When you go to vote for or against shareholder resolutions, here are some elements to think about:
- Would the shareholder recommendations or demands in any proposal help build a stronger, more sustainable company? Think about these questions through the lens of long-term strength and sustainability, not short-term considerations.
- In its response to a specific proposal, has management proven that the proposal isn't applicable or that management actually is adequately addressing the issue presented by the shareholder proponent? You may be able to give the benefit of the doubt if a company's management seems to be addressing the issue.
- Take the time to read proposals carefully. Shareholder proposals can and do push certain agendas, and sometimes even figuring out what those agendas actually are can be tricky.
- Shareholder vote tallies (and proposals) can highlight major red flags. Watch out for a company that continuously ignores high shareholder votes on the same topics year after year.

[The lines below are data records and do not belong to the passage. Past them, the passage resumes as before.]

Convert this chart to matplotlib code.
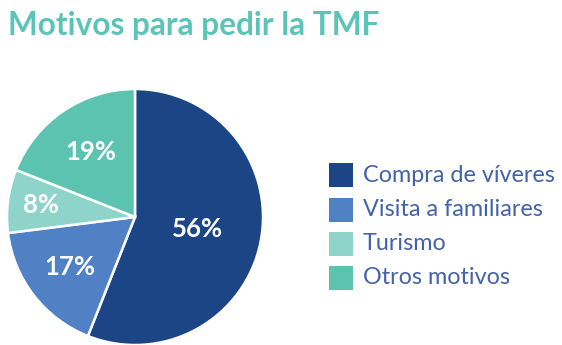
import numpy as np
import matplotlib
matplotlib.use("Agg")
import matplotlib.pyplot as plt
from matplotlib.patches import Rectangle

categories = ["Compra de víveres", "Visita a familiares", "Turismo", "Otros motivos"]
shares = [56, 17, 8, 19]
colors = ["#1b4585", "#4f81c4", "#8fd4ca", "#5cc3b1"]
label_radius = [0.50, 0.64, 0.74, 0.61]

W, H = 562, 345
fig = plt.figure(figsize=(W / 100, H / 100), dpi=100)
fig.patch.set_facecolor("white")

# pie occupies a square region on the left
cx, cy, r = 135, 217, 128
ax = fig.add_axes([(cx - r) / W, (H - cy - r) / H, 2 * r / W, 2 * r / H])
wedges, _ = ax.pie(shares, colors=colors, startangle=90, counterclock=False,
                   radius=1.0, wedgeprops=dict(edgecolor="white", linewidth=1.8))
ax.set_xlim(-1, 1)
ax.set_ylim(-1, 1)
ax.set_aspect("equal")
ax.axis("off")

for w, v, d in zip(wedges, shares, label_radius):
    mid = np.deg2rad((w.theta1 + w.theta2) / 2)
    ax.text(d * np.cos(mid), d * np.sin(mid), f"{v}%", ha="center", va="center",
            color="white", fontsize=18.5, fontweight="bold", family="Lato")

fig.text(8 / W, 1 - 26 / H, "Motivos para pedir la TMF", ha="left", va="center",
         color="#5bc4b9", fontsize=22.8, fontweight="bold", family="Lato")

# legend
sq = 24
x0 = 329
ys = [175, 210, 244, 278]
for y, c, lab in zip(ys, colors, categories):
    fig.patches.append(Rectangle((x0 / W, (H - y - sq / 2) / H), sq / W, sq / H,
                                 transform=fig.transFigure, facecolor=c,
                                 edgecolor="none"))
    fig.text(363 / W, 1 - y / H, lab, ha="left", va="center", color="#4262aa",
             fontsize=16.8, family="Lato")

fig.savefig("out.png", dpi=100, facecolor="white")
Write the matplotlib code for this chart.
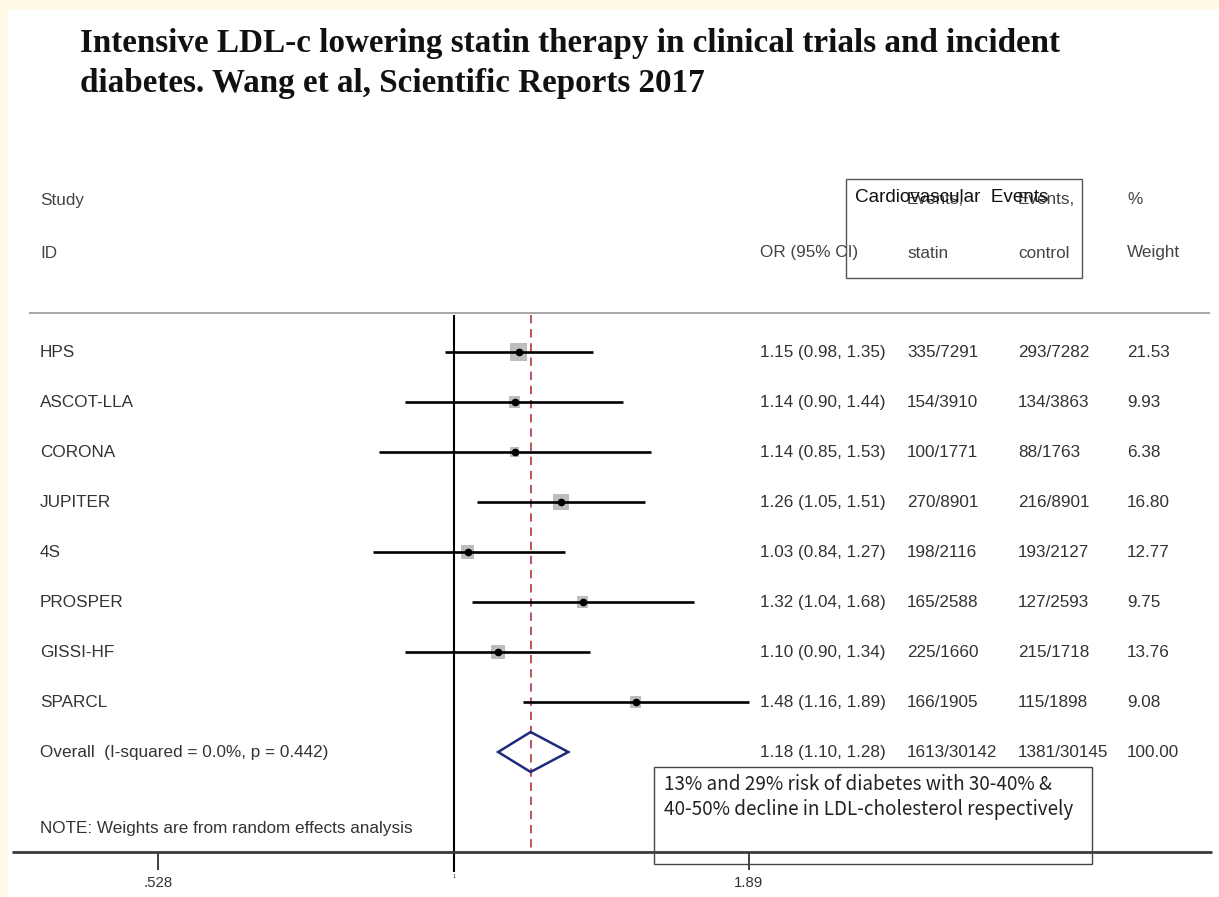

- Viewing shareholder activism through the lens of current events and related risks is important, too.
Accounting firms
As a shareholder, you are also entitled to vote for or against the accounting firm the company uses. While some might argue that having the same auditor year after year represents continuity, as with boards of directors, too long of a tenure may lead to a certain degree of chumminess and be associated with less-robust outcomes. Our general guideline is to consider voting against an auditor that has been in place for more than seven years.
Related investing topics
The bottom line
We hope this has been a helpful guide to what to expect and consider when you receive your proxy statements in the mail. Shareholder democracy can be a key path to real, positive change at companies, and checks and balances are important.
Meanwhile, when companies' power to make things better (or harder) for stakeholders is in the spotlight, it's good to remember one of the rights of your stock ownership through the shareholder voting process can give you a say on issues that matter for the companies you own -- and sometimes issues that affect society at large.